*EXERCISE OBJECTIVE:* Set down only those lines that fall from the line containing "Generate a Python" through the line containing "(1.16, 0.85, 1.58), (1.19, 0.79, 1.75), (1.02, 0.65, 1.57)]", unchanged and without pictures.

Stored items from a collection
——————————
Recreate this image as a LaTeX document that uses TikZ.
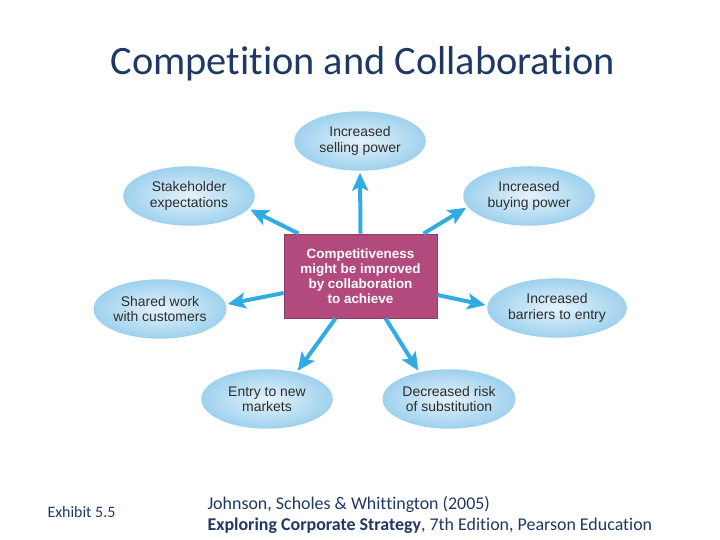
\documentclass[tikz,border=0pt]{standalone}
\usepackage{fontspec}
\setmainfont{Carlito}[Ligatures=NoCommon]
\newfontfamily\arialfont{Liberation Sans}
\usetikzlibrary{arrows.meta,shapes.geometric}

\definecolor{titleblue}{RGB}{31,56,100}
\definecolor{corepink}{RGB}{178,74,126}
\definecolor{arrowblue}{RGB}{48,172,226}
\definecolor{ovalin}{RGB}{228,242,251}
\definecolor{ovalout}{RGB}{160,210,238}
\definecolor{ovaltext}{RGB}{45,45,45}

\tikzset{
  aim/.style={ellipse,inner sep=0pt,minimum width=130bp,minimum height=58bp,
    inner color=ovalin,outer color=ovalout,draw=ovalout,line width=1.5bp,
    align=center,text=ovaltext,font=\arialfont\fontsize{14}{15.5}\selectfont},
  core/.style={rectangle,fill=corepink,draw=corepink!80!black,line width=0.8bp,
    minimum width=153bp,minimum height=84bp,align=center,text=white,
    font=\arialfont\bfseries\fontsize{13.5}{15}\selectfont},
  push/.style={-{Stealth[length=18bp,width=16bp,inset=4bp]},line width=4bp,arrowblue,shorten >=2bp}
}

\begin{document}
\begin{tikzpicture}[x=1bp,y=1bp]
\useasboundingbox (0,0) rectangle (720,540);

\node[text=titleblue,font=\fontsize{40.5}{44}\selectfont] (title) at (363,476) {Competition and Collaboration};

\node[core] (centre) at (360.5,264) {Competitiveness\\might be improved\\by collaboration\\to achieve};

\node[aim] (sell) at (360,399) {Increased\\selling power};
\node[aim] (stake) at (189,344) {Stakeholder\\expectations};
\node[aim] (buy) at (529,344) {Increased\\buying power};
\node[aim] (share) at (160,231) {Shared work\\with customers};
\node[aim] (barr) at (557,232) {Increased\\barriers to entry};
\node[aim] (entry) at (267,141) {Entry to new\\markets};
\node[aim] (risk) at (449,141) {Decreased risk\\of substitution};

\draw[push] (centre.north) -- (sell.south);
\draw[push] ([xshift=-62bp]centre.north) -- (stake.-12);
\draw[push] ([xshift=63bp]centre.north) -- (buy.190);
\draw[push] ([yshift=-17bp]centre.west) -- (share.4);
\draw[push] ([yshift=-19bp]centre.east) -- (barr.178);
\draw[push] ([xshift=-25bp]centre.south) -- (entry.42);
\draw[push] ([xshift=25bp]centre.south) -- (risk.138);

\node[anchor=west,text=titleblue,font=\fontsize{16}{18}\selectfont] (exhibit) at (44,28) {Exhibit 5.5};
\node[anchor=west,text=titleblue,font=\fontsize{18}{20}\selectfont] (source) at (204,36) {Johnson, Scholes \& Whittington (2005)};
\node[anchor=west,text=titleblue,font=\fontsize{18}{20}\selectfont] (book) at (204,14) {\textbf{Exploring Corporate Strategy}, 7th Edition, Pearson Education};
\end{tikzpicture}
\end{document}
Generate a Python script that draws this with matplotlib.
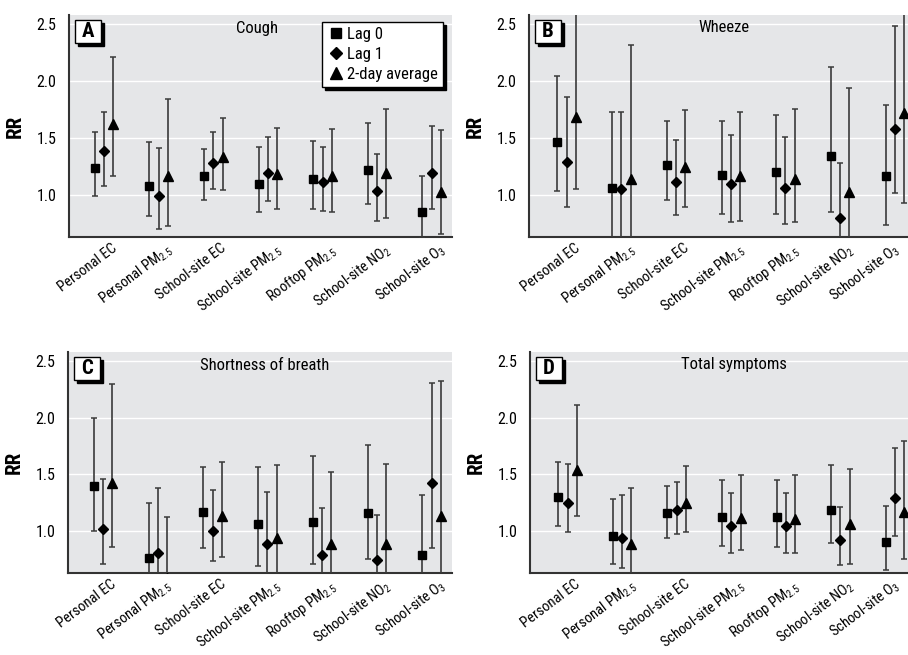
import numpy as np
import matplotlib
matplotlib.use("Agg")
from matplotlib import pyplot as plt
from matplotlib import font_manager as fm
from matplotlib.lines import Line2D
from matplotlib.patches import Rectangle
from matplotlib.transforms import ScaledTranslation

# pick a narrow face if one is around
installed = {f.name for f in fm.fontManager.ttflist}
narrow = [f for f in ["Liberation Sans Narrow", "Roboto Condensed", "Open Sans Condensed",
                      "Noto Sans Display", "DejaVu Sans"] if f in installed]
plt.rcParams['font.family'] = narrow + ['DejaVu Sans']
plt.rcParams['font.stretch'] = 'condensed'
plt.rcParams['mathtext.fontset'] = 'custom'
plt.rcParams['mathtext.rm'] = narrow[0] + ':stretch=condensed'

pollutants = ["Personal EC", "Personal PM$_{2.5}$", "School-site EC", "School-site PM$_{2.5}$",
              "Rooftop PM$_{2.5}$", "School-site NO$_2$", "School-site O$_3$"]
lag_names = ["Lag 0", "Lag 1", "2-day average"]

# (RR, lower, upper) per pollutant
cough_lag0 = [(1.23, 0.99, 1.55), (1.08, 0.81, 1.46), (1.16, 0.95, 1.40), (1.09, 0.85, 1.42),
              (1.14, 0.87, 1.47), (1.22, 0.92, 1.63), (0.85, 0.62, 1.16)]
cough_lag1 = [(1.38, 1.08, 1.73), (0.99, 0.70, 1.41), (1.28, 1.05, 1.55), (1.19, 0.94, 1.51),
              (1.11, 0.86, 1.42), (1.03, 0.77, 1.36), (1.19, 0.87, 1.60)]
cough_avg = [(1.62, 1.16, 2.21), (1.16, 0.72, 1.84), (1.33, 1.04, 1.67), (1.18, 0.87, 1.59),
             (1.16, 0.85, 1.58), (1.19, 0.79, 1.75), (1.02, 0.65, 1.57)]

wheeze_lag0 = [(1.46, 1.03, 2.04), (1.06, 0.55, 1.73), (1.26, 0.95, 1.65), (1.17, 0.83, 1.65),
               (1.20, 0.83, 1.70), (1.34, 0.85, 2.12), (1.16, 0.73, 1.79)]
wheeze_lag1 = [(1.29, 0.89, 1.86), (1.05, 0.55, 1.73), (1.11, 0.82, 1.48), (1.09, 0.76, 1.52),
               (1.06, 0.74, 1.51), (0.79, 0.55, 1.28), (1.58, 1.01, 2.48)]
wheeze_avg = [(1.68, 1.05, 2.60), (1.14, 0.55, 2.32), (1.24, 0.89, 1.74), (1.16, 0.77, 1.73),
              (1.14, 0.76, 1.75), (1.02, 0.55, 1.94), (1.72, 0.93, 2.65)]

breath_lag0 = [(1.40, 1.00, 2.00), (0.76, 0.55, 1.25), (1.17, 0.85, 1.56), (1.06, 0.69, 1.56),
               (1.08, 0.71, 1.66), (1.16, 0.75, 1.76), (0.79, 0.55, 1.32)]
breath_lag1 = [(1.02, 0.71, 1.46), (0.80, 0.55, 1.38), (1.00, 0.73, 1.36), (0.88, 0.55, 1.34),
               (0.79, 0.55, 1.20), (0.74, 0.55, 1.14), (1.42, 0.85, 2.31)]
breath_avg = [(1.42, 0.86, 2.30), (0.58, 0.40, 1.12), (1.13, 0.77, 1.61), (0.94, 0.55, 1.58),
              (0.88, 0.55, 1.52), (0.88, 0.55, 1.59), (1.13, 0.55, 2.32)]

total_lag0 = [(1.30, 1.04, 1.61), (0.95, 0.71, 1.28), (1.16, 0.94, 1.40), (1.12, 0.87, 1.45),
              (1.12, 0.86, 1.45), (1.18, 0.89, 1.58), (0.90, 0.65, 1.22)]
total_lag1 = [(1.25, 0.99, 1.59), (0.94, 0.67, 1.32), (1.18, 0.97, 1.43), (1.04, 0.80, 1.33),
              (1.04, 0.80, 1.33), (0.92, 0.70, 1.21), (1.29, 0.95, 1.73)]
total_avg = [(1.54, 1.13, 2.11), (0.88, 0.55, 1.38), (1.25, 0.99, 1.57), (1.11, 0.83, 1.49),
             (1.10, 0.80, 1.49), (1.06, 0.71, 1.55), (1.17, 0.75, 1.79)]

W, H = 908, 655
fig = plt.figure(figsize=(W / 100, H / 100), dpi=100)
fig.patch.set_facecolor("white")

markers = ["s", "D", "^"]
msizes = [6, 5.5, 7.5]
offsets = [-0.17, 0, 0.17]


def panel(l, r, t, b, xlim, letter, title, title_x, series, legend=False, last_shift=0.07):
    pw, ph = r - l, b - t
    ax = fig.add_axes([l / W, 1 - b / H, pw / W, ph / H])
    ax.set_facecolor("#e5e6e8")
    for v in [1.0, 1.5, 2.0, 2.5]:
        ax.axhline(v, color="white", lw=1.0, zorder=0)
    x = np.arange(len(pollutants))
    for k, data in enumerate(series):
        d = np.array(data)
        est, lo, hi = d[:, 0], d[:, 1], d[:, 2]
        ax.errorbar(x + offsets[k], est, yerr=[est - lo, hi - est], fmt=markers[k],
                    ms=msizes[k], mfc="black", mec="black", ecolor="#3a3a3a",
                    elinewidth=1.2, capsize=2.5, capthick=1.1, zorder=3)
    ax.set_xlim(*xlim)
    ax.set_ylim(0.627, 2.58)
    ax.set_yticks([1.0, 1.5, 2.0, 2.5])
    ax.set_yticklabels(["1.0", "1.5", "2.0", "2.5"])
    ax.set_xticks(x)
    ax.tick_params(axis="x", length=0, pad=3, labelsize=10.5)
    ax.tick_params(axis="y", length=0, pad=9, labelsize=11.5)
    ax.set_xticklabels(pollutants, rotation=37, ha="right", rotation_mode="anchor")
    labs = ax.get_xticklabels()
    for i, lab in enumerate(labs):
        dx = last_shift if i == len(labs) - 1 else 0.07
        lab.set_transform(lab.get_transform() + ScaledTranslation(dx, 0, fig.dpi_scale_trans))
    for s in ["top", "right"]:
        ax.spines[s].set_visible(False)
    for s in ["left", "bottom"]:
        ax.spines[s].set_color("#333333")
        ax.spines[s].set_linewidth(1.5)
    ax.set_ylabel("RR", fontsize=15, fontweight="bold")
    ax.yaxis.set_label_coords(-44 / pw, 0.5)
    ax.text(title_x, 1 - 13 / ph, title, transform=ax.transAxes, ha="center",
            va="center", fontsize=12)

    # letter box with shadow
    bx, by, bw, bh = 6 / pw, 1 - 28 / ph, 26 / pw, 23 / ph
    ax.add_patch(Rectangle((bx + 3 / pw, by - 3 / ph), bw, bh, transform=ax.transAxes,
                           facecolor="black", edgecolor="black", zorder=5, clip_on=False))
    ax.add_patch(Rectangle((bx, by), bw, bh, transform=ax.transAxes,
                           facecolor="white", edgecolor="black", lw=1.0, zorder=6, clip_on=False))
    ax.text(bx + bw / 2, by + bh / 2, letter, transform=ax.transAxes, ha="center",
            va="center", fontsize=15, fontweight="bold", zorder=7)

    if legend:
        handles = [Line2D([], [], marker=markers[k], ms=msizes[k] + 1, color="black", ls="none")
                   for k in range(3)]
        leg = ax.legend(handles, lag_names, loc="upper right",
                        bbox_to_anchor=(1 - 9 / pw, 1 - 7 / ph), borderaxespad=0,
                        fancybox=False, edgecolor="black", framealpha=1,
                        shadow={"color": "black", "alpha": 1}, fontsize=12,
                        handletextpad=0.1, handlelength=1.1, labelspacing=0.3,
                        borderpad=0.3)
        leg.get_frame().set_linewidth(1.0)
        leg.set_zorder(8)
    return ax


panel(69, 452, 15, 237, (-0.64, 6.37), "A", "Cough", 0.49,
      [cough_lag0, cough_lag1, cough_avg], legend=True)
panel(529, 908, 15, 237, (-0.69, 6.24), "B", "Wheeze", 0.515,
      [wheeze_lag0, wheeze_lag1, wheeze_avg], last_shift=-0.02)
panel(68, 452, 352, 573, (-0.64, 6.37), "C", "Shortness of breath", 0.513,
      [breath_lag0, breath_lag1, breath_avg])
panel(530, 908, 352, 573, (-0.69, 6.24), "D", "Total symptoms", 0.54,
      [total_lag0, total_lag1, total_avg], last_shift=-0.02)

fig.savefig("out.png", dpi=100)
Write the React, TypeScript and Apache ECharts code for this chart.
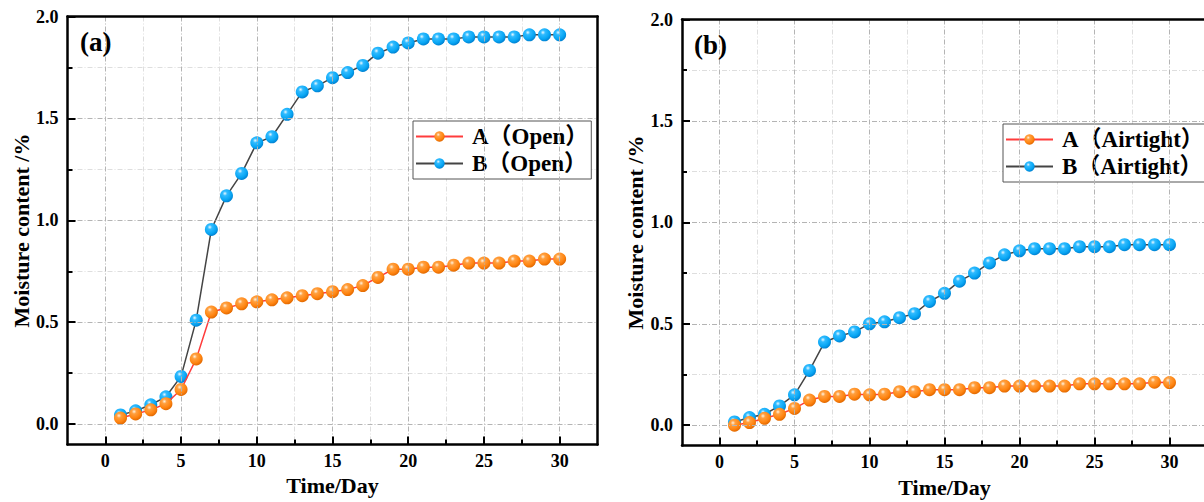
——————————
*ANSWER TO THIS TASK:*
Generate a Python script that draws this with matplotlib.
import numpy as np
import matplotlib
matplotlib.use("Agg")
from matplotlib import pyplot as plt
from matplotlib import font_manager as fm
from matplotlib.lines import Line2D
from matplotlib.patches import Rectangle
from matplotlib.transforms import ScaledTranslation

# pick a narrow face if one is around
installed = {f.name for f in fm.fontManager.ttflist}
narrow = [f for f in ["Liberation Sans Narrow", "Roboto Condensed", "Open Sans Condensed",
                      "Noto Sans Display", "DejaVu Sans"] if f in installed]
plt.rcParams['font.family'] = narrow + ['DejaVu Sans']
plt.rcParams['font.stretch'] = 'condensed'
plt.rcParams['mathtext.fontset'] = 'custom'
plt.rcParams['mathtext.rm'] = narrow[0] + ':stretch=condensed'

pollutants = ["Personal EC", "Personal PM$_{2.5}$", "School-site EC", "School-site PM$_{2.5}$",
              "Rooftop PM$_{2.5}$", "School-site NO$_2$", "School-site O$_3$"]
lag_names = ["Lag 0", "Lag 1", "2-day average"]

# (RR, lower, upper) per pollutant
cough_lag0 = [(1.23, 0.99, 1.55), (1.08, 0.81, 1.46), (1.16, 0.95, 1.40), (1.09, 0.85, 1.42),
              (1.14, 0.87, 1.47), (1.22, 0.92, 1.63), (0.85, 0.62, 1.16)]
cough_lag1 = [(1.38, 1.08, 1.73), (0.99, 0.70, 1.41), (1.28, 1.05, 1.55), (1.19, 0.94, 1.51),
              (1.11, 0.86, 1.42), (1.03, 0.77, 1.36), (1.19, 0.87, 1.60)]
cough_avg = [(1.62, 1.16, 2.21), (1.16, 0.72, 1.84), (1.33, 1.04, 1.67), (1.18, 0.87, 1.59),
             (1.16, 0.85, 1.58), (1.19, 0.79, 1.75), (1.02, 0.65, 1.57)]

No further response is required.